Kazang Solar ($1.6M)

Kazang Solar is Azuri Technologies’ official distribution partner in Zambia and is the largest provider of electronic vending services in Zambia. Kazang services more than 100,000 customers per day and have a nationwide footprint. Kazang Solar was awarded $1.6M from the Africa Enterprise Challenge Fund (AECF) under its Renewable Energy and Climate Adaptation Technologies (REACT) window in 2018.

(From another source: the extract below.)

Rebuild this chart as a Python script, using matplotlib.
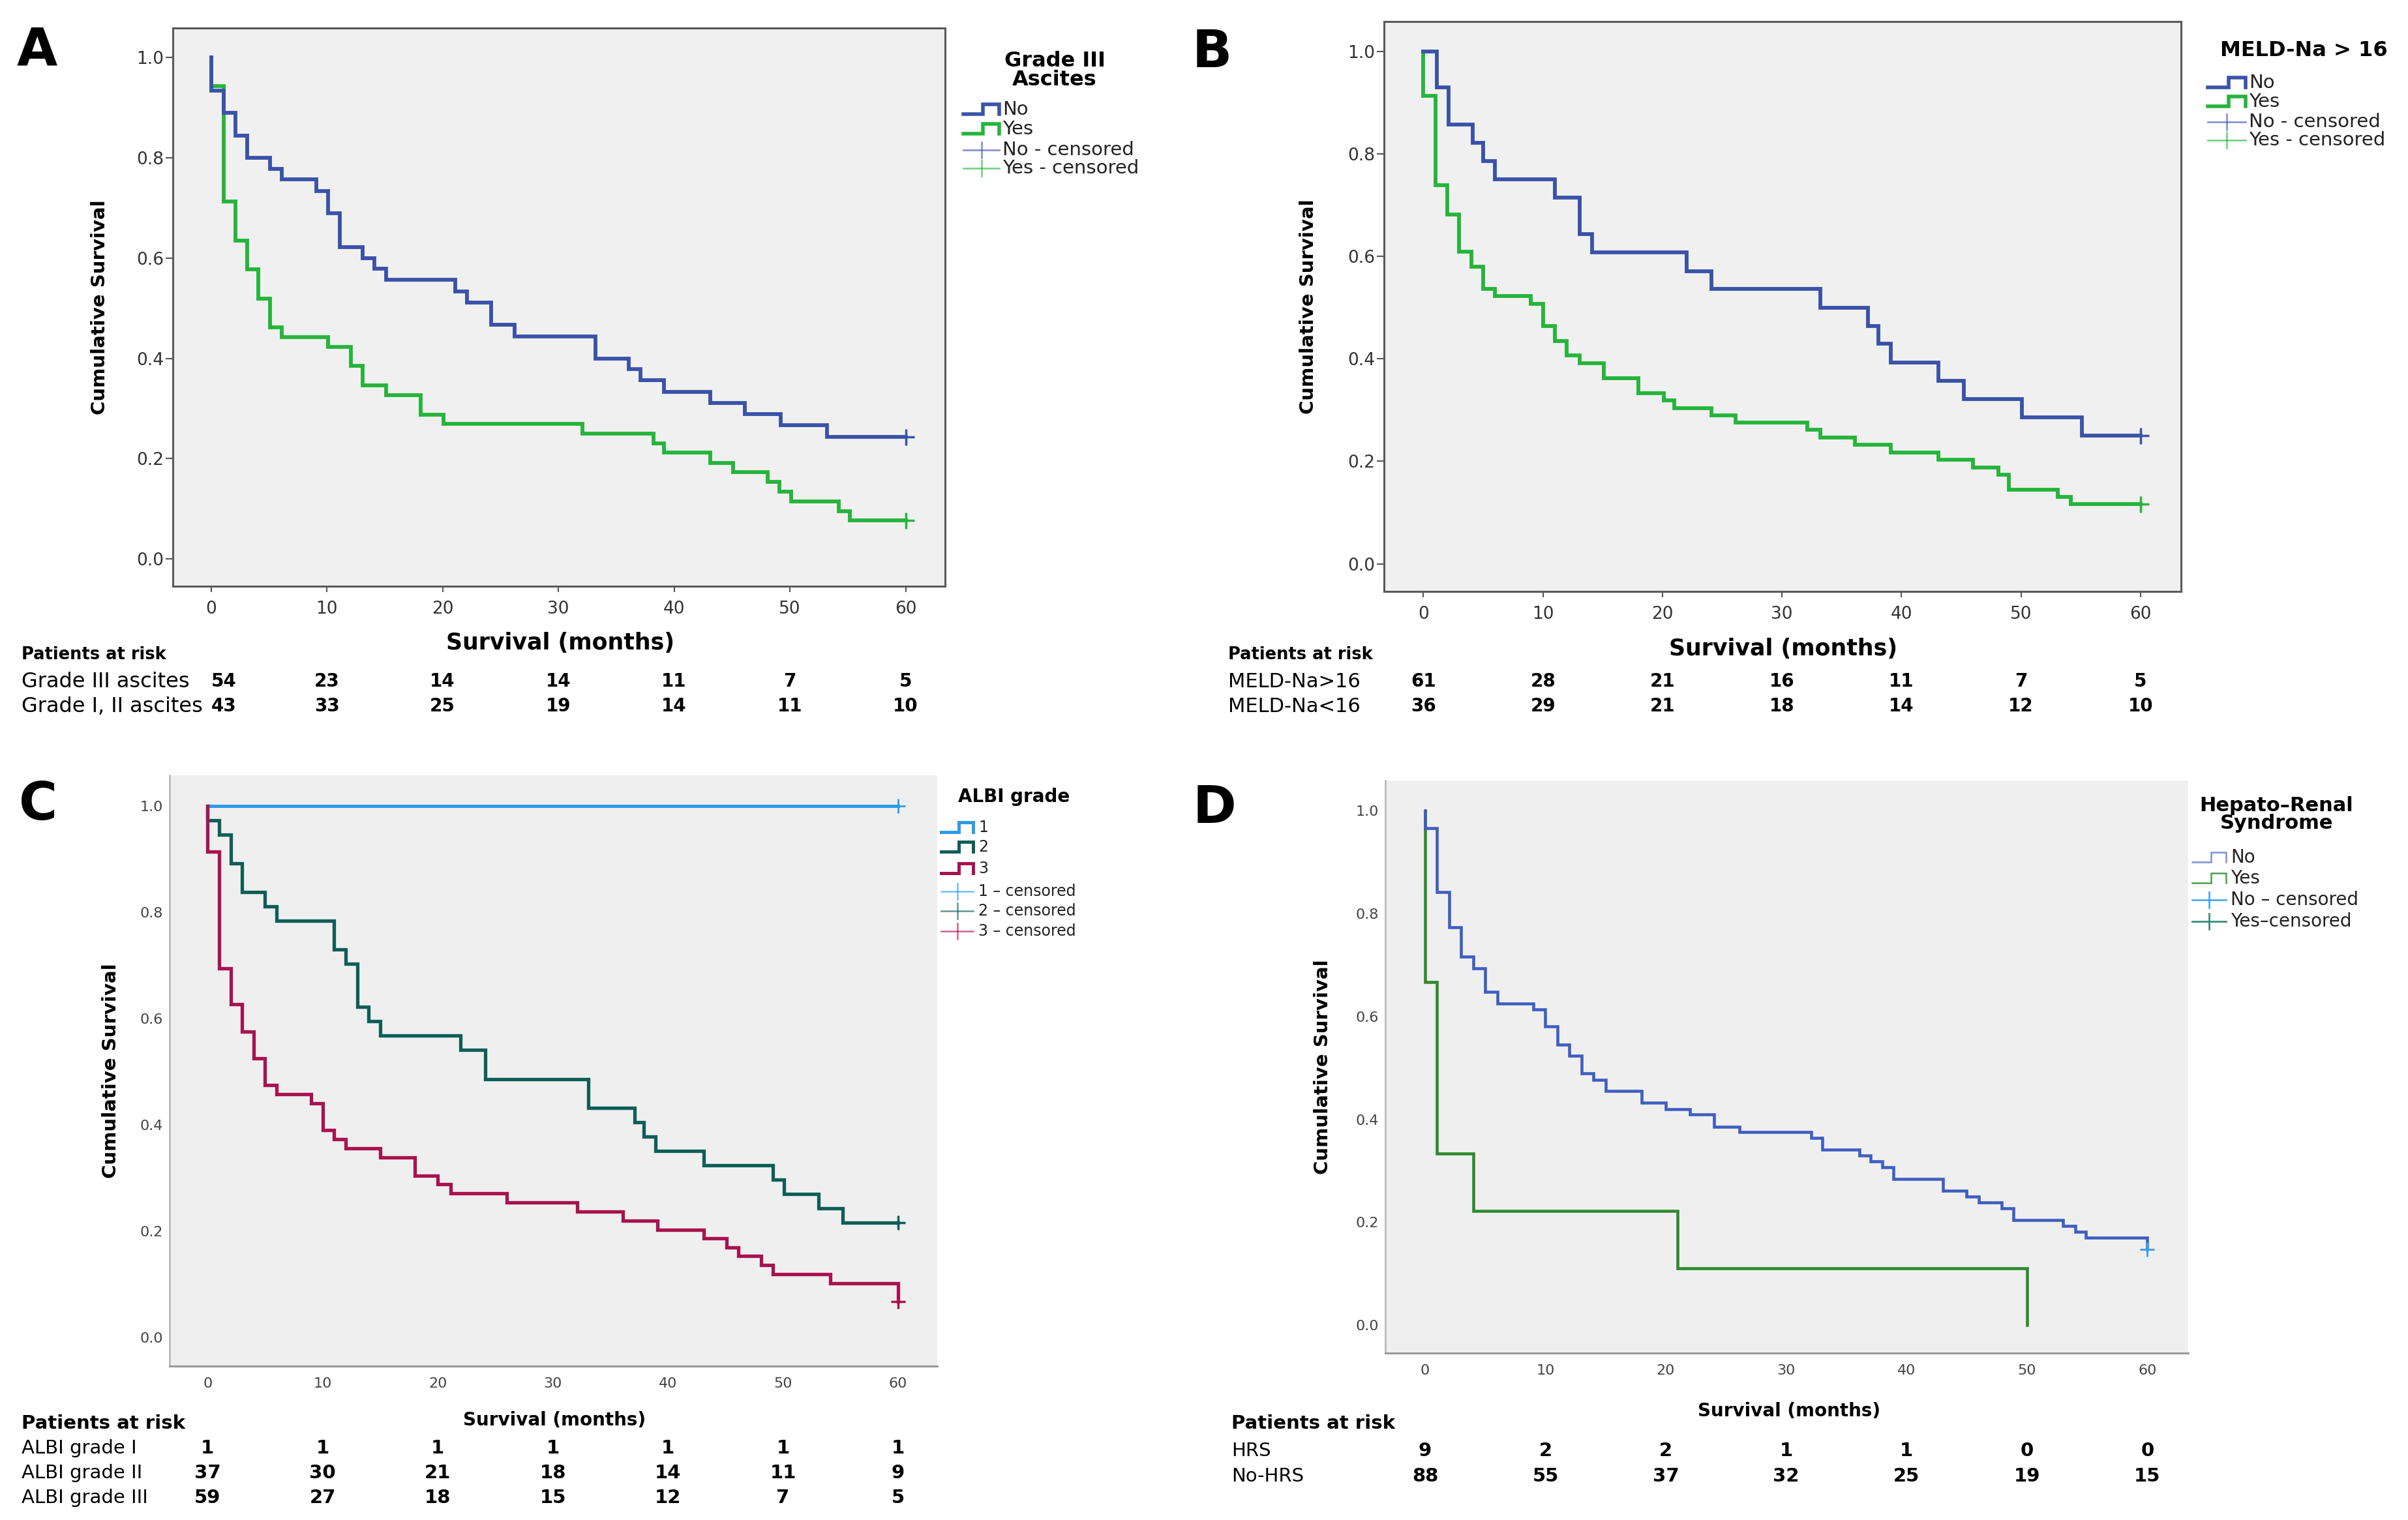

African Leadership Academy ($1.5M)

African Leadership Academy (ALA) seeks to transform Africa by developing a powerful network of over 6,000 leaders who will work together to address Africa’s greatest challenges, achieve extraordinary social impact and accelerate the continent’s growth trajectory. To-date, they boast 1180 young leaders in their network. These come from at least 46 countries and have started a total of 177 ventures. The academy was founded in 2008 by Acha Leke, Chris Bradford, Fred Swaniker and Peter Mombaur. ALA first received a $1.5M grant from Omidyar Network in May 2011.

M-TIBA ($1.5M)

M-TIBA is a service on your mobile phone that allows you to set funds aside for healthcare. Funds stored in M-TIBA can only be used to pay for services and medication at specific healthcare facilities which carry the M-TIBA logo. Pfizer Foundation injected $1.5M in grant funding into M-TIBA in November 2015, helping to boost the service.

Zembo ($1.5M)

Zembo (Zero Emission Motorcycle Boda) is a start-up specializing in innovative and sustainable mobility solutions for Africa. Zembo’s electric motorcycle and network of solar charging stations have been revolutionizing the motorcycle taxi "boda boda" market in Uganda since 2019. In August 2019, Zembo received $1.5M in grant funding from EEP Africa, Agence de l'Environnement et de la Maîtrise de l'Énergie, French Facility for Global Environment, and Bond'innova.

Pineapple ($1.5M)

Founded in 2017, Pineapple is a South African peer-to-peer insurance company with an application that allows individuals to insure their possessions simply by snapping a picture and uploading it to the mobile application. In 2019, Pineapple won the top investment award of $1.5M from Connecticut Innovations.